Five Questions with CHARLES MEANWELL

March 31, 2020
Grey Rocks, 2019, oil on panel, 13 3/4 x 13 3/4 in.
Grey Rocks, 2019, oil on panel, 13 3/4 x 13 3/4 in.

In advance of his solo exhibition, Cape Pine, we asked Charles Meanwell a few questions about the inspiration behind his latest body of work.

 


 

You were born in Windsor, lived in Owen Sound for many years and currently reside in Hamilton. How did you connect with Newfoundland, a place that is so physically and emotionally different from Ontario. 

I grew up in Windsor, surrounded by Essex County, which is as flat as a Monopoly board. The ocean has the same flat topography, the same straight horizon. The first time I experienced Newfoundland was in 1968 as a deckhand on a coastal freighter. Seeing the land from that perspective eternally shaped my understanding of Newfoundland's landscape.

 

 

Reference photo taken by Charles Meanwell in Newfoundland

 

 

I have often heard you say that one of the measures of a great painting is if you remove or move one thing, the painting falls apart. Given the minimal nature of the "Barrens" in Cape Pine, Newfoundland, is this goal easier or harder to achieve in your paintings? 

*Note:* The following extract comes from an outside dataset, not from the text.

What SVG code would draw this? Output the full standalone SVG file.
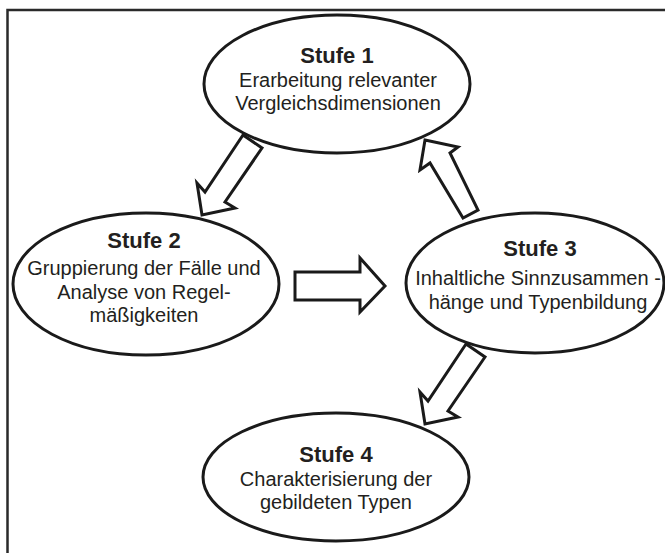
<svg xmlns="http://www.w3.org/2000/svg" width="665" height="553" viewBox="0 0 665 553">
  <style>
    .stage { fill: #ffffff; stroke: #1a1a1a; stroke-width: 3; }
    .arrow { fill: #ffffff; stroke: #1a1a1a; stroke-width: 3; stroke-linejoin: miter; }
    .frame { fill: none; stroke: #2a2a2a; stroke-width: 2.5; }
    text { font-family: "Liberation Sans", Arial, Helvetica, sans-serif; fill: #231f20; text-anchor: middle; }
    .title { font-size: 22px; font-weight: bold; }
    .body { font-size: 20px; }
  </style>

  <rect width="665" height="553" fill="#ffffff"/>

  <!-- frame: top and left edges only -->
  <path class="frame" d="M7.5,553 V10 H665"/>

  <!-- block arrows between the stages -->
  <g id="connectors">
    <polygon class="arrow" points="243,135 262,148 225,202 235,208 202,215 197,183 205,192"/>
    <polygon class="arrow" points="425,140 458,147 450,153 478,210 463,218 430,163 420,170"/>
    <polygon class="arrow" points="295,272 360,272 360,258 385,286 360,312 360,300 295,300"/>
    <polygon class="arrow" points="466,344 485,357 448,411 458,417 425,424 420,392 428,401"/>
  </g>

  <g id="stufe1">
    <ellipse class="stage" cx="337" cy="84" rx="133" ry="69"/>
    <text class="title" x="337" y="63">Stufe 1</text>
    <text class="body" x="338" y="87">Erarbeitung relevanter</text>
    <text class="body" x="338" y="110">Vergleichsdimensionen</text>
  </g>

  <g id="stufe2">
    <ellipse class="stage" cx="146" cy="284" rx="133" ry="71"/>
    <text class="title" x="144" y="248">Stufe 2</text>
    <text class="body" x="144" y="275">Gruppierung der Fälle und</text>
    <text class="body" x="144" y="299">Analyse von Regel-</text>
    <text class="body" x="144" y="322">mäßigkeiten</text>
  </g>

  <g id="stufe3">
    <ellipse class="stage" cx="535" cy="283" rx="129" ry="70"/>
    <text class="title" x="540" y="256">Stufe 3</text>
    <text class="body" x="538" y="285">Inhaltliche Sinnzusammen -</text>
    <text class="body" x="538" y="309">hänge und Typenbildung</text>
  </g>

  <g id="stufe4">
    <ellipse class="stage" cx="336" cy="477" rx="133" ry="64"/>
    <text class="title" x="336" y="462">Stufe 4</text>
    <text class="body" x="336" y="486">Charakterisierung der</text>
    <text class="body" x="336" y="509">gebildeten Typen</text>
  </g>
</svg>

I paint shapes rather than things. When I am painting in Ontario, I quickly realize that a white vertical line is a lamp post; knowing this fact does not help the painting. In the Barrens, there are few nameable things to distract me, so I am more free to respond to unnameable shapes. If I respect and obey the authority of the local shapes to claim their proper arrangement within a board, a painting may result. If I don’t acknowledge my respect or their authority, forget it.

 

 

 Black Headland, 2019, oil on panel, 13 3/4 x 13 3/4 in.

 

 

Cape Pine includes some of the most abstract work you have ever presented and yet it is still obvious what is land, surf and sky. How do you convey such a specific sense of place "when it is the colours and the shapes that rule?"

A sense of place may be generated by the shapes and colours specific to it. In “Splash”, I painted a white square above a black shape. We all see this as rock and water, but that is beside the point. The point is the wordless experience of this white square and black shape.

 

 

 Splash, 2019, oil on panel, 13 3/4 x 13 3/4 in.

 

 

All of the works in the exhibition are presented in one size, just over 1-foot square each. The show is very poetic because of the consistency in scale as well as the focused nature of the subject. How did you prepare for and envision this series?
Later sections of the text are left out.